This is a wonderful way to use up any pork leftovers.
pinch saffron threads
1/2 cup sherry
2 tbs. regular olive oil
3 scallions, sliced
3 cloves garlic, peeled and thinly sliced
1 1/2 cups paella or risotto rice
2 cups chicken stock
8 oz. raw shrimp (defrosted if frozen)
1 cup squid tubes, sliced (defrost if frozen)
1 1/2 cups diced, cooked pork
1 1/2 cups frozen peas
small bunch fresh cilantro, chopped, to serve
1 lemon, cut into wedges, to serve
Drop the saffron threads into a small saucepan and add the sherry. Place over a low heat and warm, not letting it come to a boil. Leave to cool.
Heat the oil in a large, wide pan and cook the scallions for a few minutes. Stir in the garlic and the rice. Pour in the chicken stock and the saffron-infused sherry. Stir gently to mix, then leave to simmer, uncovered for about 20 minutes.
Stir in the shrimp, squid, pork and peas. Season well and continue to simmer until the shrimp and squid are cooked and the rice is tender.
Serve sprinkled with cilantro with lemon wedges on the side.
If you don’t have pink peppercorns or can’t find them, simply use white one.
1 tbs. pink peppercorns, plus more to crush to decorate
1 tbs. sea salt
1/2 tsp. cardamom seeds, or seeds from 8 pods
1 tsp. smoked paprika
2 egg whites
1 1/2 lb. raw, peeled and cleaned shrimp
2 tbs. vegetable oil
Crush the peppercorns, salt, cardamom seeds and paprika in a mortar and pestle until you have a nubbly mixture. Or you can grind them in a spice grinder.
Hand-whisk the egg whites until they are foamy, but not stiff. Dip the shrimp in the egg whites, then toss them with the peppercorn mixture.
Heat the oil a large pan and stir-fry the shrimp for 5-7 minutes or until just cooked through. Remove to a dish and sprinkle with more crushed peppercorns to serve.

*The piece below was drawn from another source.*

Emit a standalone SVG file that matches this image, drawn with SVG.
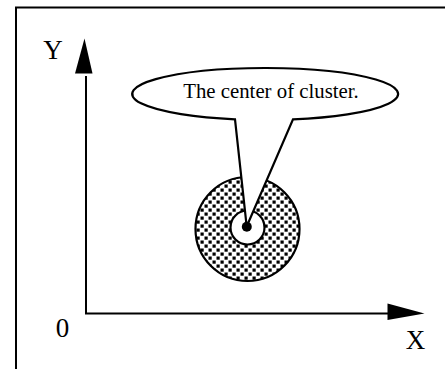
<svg xmlns="http://www.w3.org/2000/svg" width="445" height="369" viewBox="0 0 445 369">
  <style>
    .ln { stroke: #000; stroke-width: 2; fill: none; }
    .lbl { font-family: "Liberation Serif", "Times New Roman", serif; fill: #000; }
  </style>
  <defs>
    <pattern id="dots" x="0" y="0" width="8" height="8" patternUnits="userSpaceOnUse">
      <rect width="8" height="8" fill="#fff"/>
      <rect x="0.5" y="0.5" width="3.2" height="3.2" fill="#000"/>
      <rect x="4.5" y="4.5" width="3.2" height="3.2" fill="#000"/>
    </pattern>
  </defs>
  <rect width="445" height="369" fill="#fff"/>
  <g id="frame">
    <path class="ln" d="M16,369 V7.5 H445"/>
  </g>
  <g id="connectors">
    <path class="ln" d="M86,76 V313.5 H388"/>
    <polygon points="84.5,38.5 75,73.5 92.5,73.5" fill="#000"/>
    <polygon points="424.5,313.5 387.5,303.5 387.5,320" fill="#000"/>
  </g>
  <g id="axis-labels">
    <text class="lbl" x="53" y="59" font-size="27" text-anchor="middle">Y</text>
    <text class="lbl" x="62.5" y="337" font-size="27" text-anchor="middle">0</text>
    <text class="lbl" x="415.5" y="349" font-size="27" text-anchor="middle">X</text>
  </g>
  <g id="cluster">
    <circle cx="247.5" cy="229" r="52" fill="url(#dots)" stroke="#000" stroke-width="2.2"/>
    <circle cx="247.5" cy="227.5" r="17" fill="#fff" stroke="#000" stroke-width="2.2"/>
  </g>
  <g id="callout">
    <path d="M293,119.4 A133,26 0 1 0 235,119.3 L246.7,226.5 Z" fill="#fff" stroke="#000" stroke-width="2.2" stroke-linejoin="miter"/>
    <text class="lbl" x="271" y="98" font-size="20.8" text-anchor="middle">The center of cluster.</text>
  </g>
  <g id="center-dot">
    <circle cx="246.8" cy="226.7" r="5" fill="#000"/>
  </g>
</svg>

Sheer simplicity in flavor and preparation! Serve over pasta or rice.
2 tbs. olive oil
1/2 – 1 fresh red chili (according to size and taste), minced
2 garlic cloves, minced
1/2 lb. medium raw shrimp
1/2 cup white wine
1 tbs. chopped fresh parsley
Pour the olive oil in a heavy-bottomed skillet, then add the chili and garlic. Cook over a moderate heat for 2 minutes, stirring all the time. Turn the heat to high and add the shrimp and stir-fry for another 2 minutes until they just begin to turn pink. Tip in the wine and let it bubble for another minute or so, then season with salt, if necessary and stir through the parsley.

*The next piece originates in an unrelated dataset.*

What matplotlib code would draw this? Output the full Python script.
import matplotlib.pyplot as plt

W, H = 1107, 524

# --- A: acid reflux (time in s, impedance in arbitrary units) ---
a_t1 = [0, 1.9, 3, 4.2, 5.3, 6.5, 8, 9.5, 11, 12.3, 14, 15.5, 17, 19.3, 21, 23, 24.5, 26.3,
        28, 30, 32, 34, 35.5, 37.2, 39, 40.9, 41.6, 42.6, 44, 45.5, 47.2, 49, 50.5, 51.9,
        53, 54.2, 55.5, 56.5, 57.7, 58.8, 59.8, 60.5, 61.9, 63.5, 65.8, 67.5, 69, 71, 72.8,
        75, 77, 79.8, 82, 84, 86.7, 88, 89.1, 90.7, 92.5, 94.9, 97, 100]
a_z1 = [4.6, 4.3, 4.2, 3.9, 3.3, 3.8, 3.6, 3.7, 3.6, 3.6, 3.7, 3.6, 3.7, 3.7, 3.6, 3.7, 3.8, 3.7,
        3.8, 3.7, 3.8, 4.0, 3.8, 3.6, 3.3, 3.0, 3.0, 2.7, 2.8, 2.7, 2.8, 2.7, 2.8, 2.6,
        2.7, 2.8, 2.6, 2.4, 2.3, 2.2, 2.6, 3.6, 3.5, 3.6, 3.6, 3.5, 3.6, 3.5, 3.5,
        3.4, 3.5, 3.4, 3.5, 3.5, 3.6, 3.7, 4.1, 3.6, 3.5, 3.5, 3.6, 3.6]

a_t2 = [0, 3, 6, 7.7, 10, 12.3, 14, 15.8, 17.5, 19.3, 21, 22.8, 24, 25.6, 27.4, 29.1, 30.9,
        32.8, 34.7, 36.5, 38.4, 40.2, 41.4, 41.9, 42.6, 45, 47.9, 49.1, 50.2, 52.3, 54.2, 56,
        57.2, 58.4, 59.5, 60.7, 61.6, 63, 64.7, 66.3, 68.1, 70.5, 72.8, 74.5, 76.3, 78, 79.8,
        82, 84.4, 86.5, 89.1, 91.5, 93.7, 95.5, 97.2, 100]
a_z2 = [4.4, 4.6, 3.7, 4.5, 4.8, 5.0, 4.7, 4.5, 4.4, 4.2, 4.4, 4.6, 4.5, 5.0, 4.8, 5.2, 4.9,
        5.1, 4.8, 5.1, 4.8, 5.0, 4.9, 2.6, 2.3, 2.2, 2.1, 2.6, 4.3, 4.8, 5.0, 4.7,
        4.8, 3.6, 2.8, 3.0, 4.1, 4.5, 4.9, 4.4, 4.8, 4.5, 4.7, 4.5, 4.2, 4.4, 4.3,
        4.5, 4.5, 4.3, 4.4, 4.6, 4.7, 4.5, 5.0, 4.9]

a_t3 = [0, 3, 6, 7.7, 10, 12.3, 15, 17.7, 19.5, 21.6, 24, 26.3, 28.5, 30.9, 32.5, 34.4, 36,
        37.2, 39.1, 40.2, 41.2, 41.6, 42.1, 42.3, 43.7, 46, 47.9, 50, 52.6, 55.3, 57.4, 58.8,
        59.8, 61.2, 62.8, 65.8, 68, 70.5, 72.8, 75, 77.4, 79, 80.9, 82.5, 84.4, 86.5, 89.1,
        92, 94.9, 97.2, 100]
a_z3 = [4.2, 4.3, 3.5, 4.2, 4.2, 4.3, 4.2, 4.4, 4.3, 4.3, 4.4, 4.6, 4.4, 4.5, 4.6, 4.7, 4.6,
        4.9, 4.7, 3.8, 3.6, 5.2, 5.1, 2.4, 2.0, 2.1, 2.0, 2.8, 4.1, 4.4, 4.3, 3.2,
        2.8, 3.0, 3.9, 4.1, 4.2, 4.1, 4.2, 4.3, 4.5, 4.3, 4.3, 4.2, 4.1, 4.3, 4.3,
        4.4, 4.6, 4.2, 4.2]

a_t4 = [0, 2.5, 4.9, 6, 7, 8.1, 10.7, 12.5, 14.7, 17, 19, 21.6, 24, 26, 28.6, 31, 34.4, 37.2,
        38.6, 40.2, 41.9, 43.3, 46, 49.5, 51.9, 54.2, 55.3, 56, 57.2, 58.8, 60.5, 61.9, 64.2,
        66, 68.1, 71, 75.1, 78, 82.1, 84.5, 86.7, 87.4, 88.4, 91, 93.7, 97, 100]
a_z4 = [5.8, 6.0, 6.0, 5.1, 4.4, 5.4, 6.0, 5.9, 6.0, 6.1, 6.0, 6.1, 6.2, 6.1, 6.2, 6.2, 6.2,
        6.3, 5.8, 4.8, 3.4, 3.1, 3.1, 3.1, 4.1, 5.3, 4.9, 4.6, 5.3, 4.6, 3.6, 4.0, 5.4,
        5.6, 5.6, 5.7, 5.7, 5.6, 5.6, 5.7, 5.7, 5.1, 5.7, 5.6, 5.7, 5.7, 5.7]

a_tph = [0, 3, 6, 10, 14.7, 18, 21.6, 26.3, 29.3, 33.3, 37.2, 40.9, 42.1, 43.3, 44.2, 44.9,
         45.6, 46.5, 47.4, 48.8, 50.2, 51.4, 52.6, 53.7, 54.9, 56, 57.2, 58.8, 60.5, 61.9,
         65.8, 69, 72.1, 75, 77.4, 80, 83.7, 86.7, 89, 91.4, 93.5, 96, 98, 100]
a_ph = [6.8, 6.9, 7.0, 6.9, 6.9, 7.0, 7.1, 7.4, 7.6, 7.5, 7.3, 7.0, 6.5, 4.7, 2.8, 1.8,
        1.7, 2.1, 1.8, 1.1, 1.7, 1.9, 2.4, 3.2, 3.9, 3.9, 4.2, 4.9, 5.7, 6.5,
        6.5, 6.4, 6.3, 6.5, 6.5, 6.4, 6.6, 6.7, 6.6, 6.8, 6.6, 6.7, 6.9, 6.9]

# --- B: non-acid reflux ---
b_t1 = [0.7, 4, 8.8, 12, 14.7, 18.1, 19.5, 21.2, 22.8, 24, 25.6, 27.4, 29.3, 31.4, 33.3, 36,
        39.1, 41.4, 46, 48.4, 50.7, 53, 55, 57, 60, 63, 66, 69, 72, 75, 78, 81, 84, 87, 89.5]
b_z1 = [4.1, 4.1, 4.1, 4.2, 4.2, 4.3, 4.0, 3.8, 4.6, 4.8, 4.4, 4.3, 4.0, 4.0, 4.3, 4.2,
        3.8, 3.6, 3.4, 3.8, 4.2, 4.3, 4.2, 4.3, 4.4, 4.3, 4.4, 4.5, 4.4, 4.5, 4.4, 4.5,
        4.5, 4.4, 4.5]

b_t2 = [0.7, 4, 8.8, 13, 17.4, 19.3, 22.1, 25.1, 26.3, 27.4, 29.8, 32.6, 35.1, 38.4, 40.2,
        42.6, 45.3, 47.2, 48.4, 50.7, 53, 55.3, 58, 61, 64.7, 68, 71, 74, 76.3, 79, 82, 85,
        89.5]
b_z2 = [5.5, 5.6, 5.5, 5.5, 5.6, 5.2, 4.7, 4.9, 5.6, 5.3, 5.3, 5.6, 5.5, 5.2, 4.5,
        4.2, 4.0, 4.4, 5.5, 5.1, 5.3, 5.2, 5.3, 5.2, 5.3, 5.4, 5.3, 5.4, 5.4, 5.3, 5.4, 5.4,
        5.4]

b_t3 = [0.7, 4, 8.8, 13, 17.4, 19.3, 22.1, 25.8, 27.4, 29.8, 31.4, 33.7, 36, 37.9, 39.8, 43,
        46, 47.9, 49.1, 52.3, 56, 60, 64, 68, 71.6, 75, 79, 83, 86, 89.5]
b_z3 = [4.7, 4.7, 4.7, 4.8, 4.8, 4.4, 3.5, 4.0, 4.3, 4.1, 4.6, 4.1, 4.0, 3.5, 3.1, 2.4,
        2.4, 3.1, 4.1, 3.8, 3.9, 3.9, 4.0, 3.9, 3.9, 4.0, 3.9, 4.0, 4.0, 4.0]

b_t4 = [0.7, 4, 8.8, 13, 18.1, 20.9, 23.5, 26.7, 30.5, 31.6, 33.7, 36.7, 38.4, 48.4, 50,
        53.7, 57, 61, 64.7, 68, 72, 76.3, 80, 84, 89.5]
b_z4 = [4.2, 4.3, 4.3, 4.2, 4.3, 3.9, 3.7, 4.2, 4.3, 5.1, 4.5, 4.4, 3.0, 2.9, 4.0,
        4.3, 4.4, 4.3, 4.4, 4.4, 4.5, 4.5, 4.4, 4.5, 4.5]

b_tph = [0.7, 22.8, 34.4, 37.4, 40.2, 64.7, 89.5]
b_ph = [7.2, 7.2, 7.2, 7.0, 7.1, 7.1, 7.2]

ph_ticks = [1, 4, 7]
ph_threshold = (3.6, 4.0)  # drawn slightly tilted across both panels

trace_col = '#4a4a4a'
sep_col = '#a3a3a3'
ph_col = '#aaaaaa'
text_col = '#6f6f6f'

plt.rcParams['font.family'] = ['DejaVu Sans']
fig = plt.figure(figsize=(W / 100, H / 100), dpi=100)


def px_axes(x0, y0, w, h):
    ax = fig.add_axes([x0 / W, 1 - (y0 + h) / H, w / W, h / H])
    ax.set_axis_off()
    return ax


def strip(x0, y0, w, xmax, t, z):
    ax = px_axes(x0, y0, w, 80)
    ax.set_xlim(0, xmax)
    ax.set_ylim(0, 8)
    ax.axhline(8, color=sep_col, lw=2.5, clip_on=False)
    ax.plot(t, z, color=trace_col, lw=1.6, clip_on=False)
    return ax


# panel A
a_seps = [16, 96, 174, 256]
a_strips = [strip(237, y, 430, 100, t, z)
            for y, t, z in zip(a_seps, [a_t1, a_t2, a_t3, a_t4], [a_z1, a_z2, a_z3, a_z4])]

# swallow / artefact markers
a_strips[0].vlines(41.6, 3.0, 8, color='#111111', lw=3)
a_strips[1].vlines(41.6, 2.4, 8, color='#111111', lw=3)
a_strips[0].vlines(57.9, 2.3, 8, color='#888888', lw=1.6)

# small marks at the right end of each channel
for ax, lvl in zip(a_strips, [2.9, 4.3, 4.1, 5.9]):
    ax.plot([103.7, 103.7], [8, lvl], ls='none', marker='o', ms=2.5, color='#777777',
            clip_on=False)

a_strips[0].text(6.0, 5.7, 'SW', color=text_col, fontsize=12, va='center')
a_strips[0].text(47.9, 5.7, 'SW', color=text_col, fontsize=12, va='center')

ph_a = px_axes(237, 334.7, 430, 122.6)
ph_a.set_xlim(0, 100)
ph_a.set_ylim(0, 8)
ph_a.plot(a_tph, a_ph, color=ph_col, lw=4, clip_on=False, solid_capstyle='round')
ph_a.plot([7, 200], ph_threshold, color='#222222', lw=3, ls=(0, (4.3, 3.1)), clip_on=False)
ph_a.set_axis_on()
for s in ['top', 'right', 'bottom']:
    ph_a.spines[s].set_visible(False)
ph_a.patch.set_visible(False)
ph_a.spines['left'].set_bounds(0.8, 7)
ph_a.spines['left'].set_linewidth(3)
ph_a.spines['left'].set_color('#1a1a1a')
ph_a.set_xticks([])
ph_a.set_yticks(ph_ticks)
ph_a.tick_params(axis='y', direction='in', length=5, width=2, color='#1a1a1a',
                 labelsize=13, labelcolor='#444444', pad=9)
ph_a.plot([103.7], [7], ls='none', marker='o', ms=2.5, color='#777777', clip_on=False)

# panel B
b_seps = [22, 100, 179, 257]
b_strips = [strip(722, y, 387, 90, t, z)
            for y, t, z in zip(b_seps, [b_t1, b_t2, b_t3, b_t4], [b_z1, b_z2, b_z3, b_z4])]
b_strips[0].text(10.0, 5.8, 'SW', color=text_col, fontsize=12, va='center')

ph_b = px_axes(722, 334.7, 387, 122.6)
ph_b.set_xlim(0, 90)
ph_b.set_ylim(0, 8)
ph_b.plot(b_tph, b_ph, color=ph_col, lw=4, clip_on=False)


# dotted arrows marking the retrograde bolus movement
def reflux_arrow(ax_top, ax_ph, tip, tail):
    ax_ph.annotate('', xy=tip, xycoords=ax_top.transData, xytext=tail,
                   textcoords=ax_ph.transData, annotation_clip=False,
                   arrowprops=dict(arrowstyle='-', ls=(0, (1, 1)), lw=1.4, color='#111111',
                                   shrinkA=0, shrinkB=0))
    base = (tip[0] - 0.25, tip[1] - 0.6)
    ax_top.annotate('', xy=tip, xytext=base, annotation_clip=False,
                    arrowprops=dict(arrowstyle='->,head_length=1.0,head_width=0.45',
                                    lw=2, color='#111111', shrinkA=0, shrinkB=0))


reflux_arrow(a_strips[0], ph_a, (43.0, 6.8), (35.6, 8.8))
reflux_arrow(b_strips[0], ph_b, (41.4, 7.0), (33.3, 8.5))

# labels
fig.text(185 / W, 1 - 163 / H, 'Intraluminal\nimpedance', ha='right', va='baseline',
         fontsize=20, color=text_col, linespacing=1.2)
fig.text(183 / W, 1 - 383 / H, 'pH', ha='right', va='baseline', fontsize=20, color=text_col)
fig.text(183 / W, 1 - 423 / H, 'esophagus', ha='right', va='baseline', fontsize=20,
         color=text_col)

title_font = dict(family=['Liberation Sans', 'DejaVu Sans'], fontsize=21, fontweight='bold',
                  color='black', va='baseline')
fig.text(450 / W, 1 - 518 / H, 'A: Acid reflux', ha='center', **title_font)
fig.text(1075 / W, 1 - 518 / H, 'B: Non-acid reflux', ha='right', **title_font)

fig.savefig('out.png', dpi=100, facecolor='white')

This subtle and simple pasta is a pleasure both to make and to eat.
1 tbs. tomato paste
1/4 cup milk
1/4 cup mascarpone
1 tbs. garlic-flavored olive oil
1/4 tsp. red pepper flakes
6 oz. raw, peeled shrimp
5 tbs. red vermouth
8 oz. taglierini
Boil a large pot of water, then add a good bit of salt.
Stir together the tomato paste, milk and mascarpone and set aside.
In a wok or large pan, warm the olive oil and add the red pepper flakes, giving a stir in the heat before adding the shrimp. Stir-fry for a minute or two by which time they should be almost cooked through.
Pour in the vermouth and let it bubble excitedly. When it has reduced a little, add the sauce and stir until everything is hot.
Meanwhile, cook the pasta per package instructions, drain and toss with the shrimp and sauce. Divide between two bowls and serve immediately.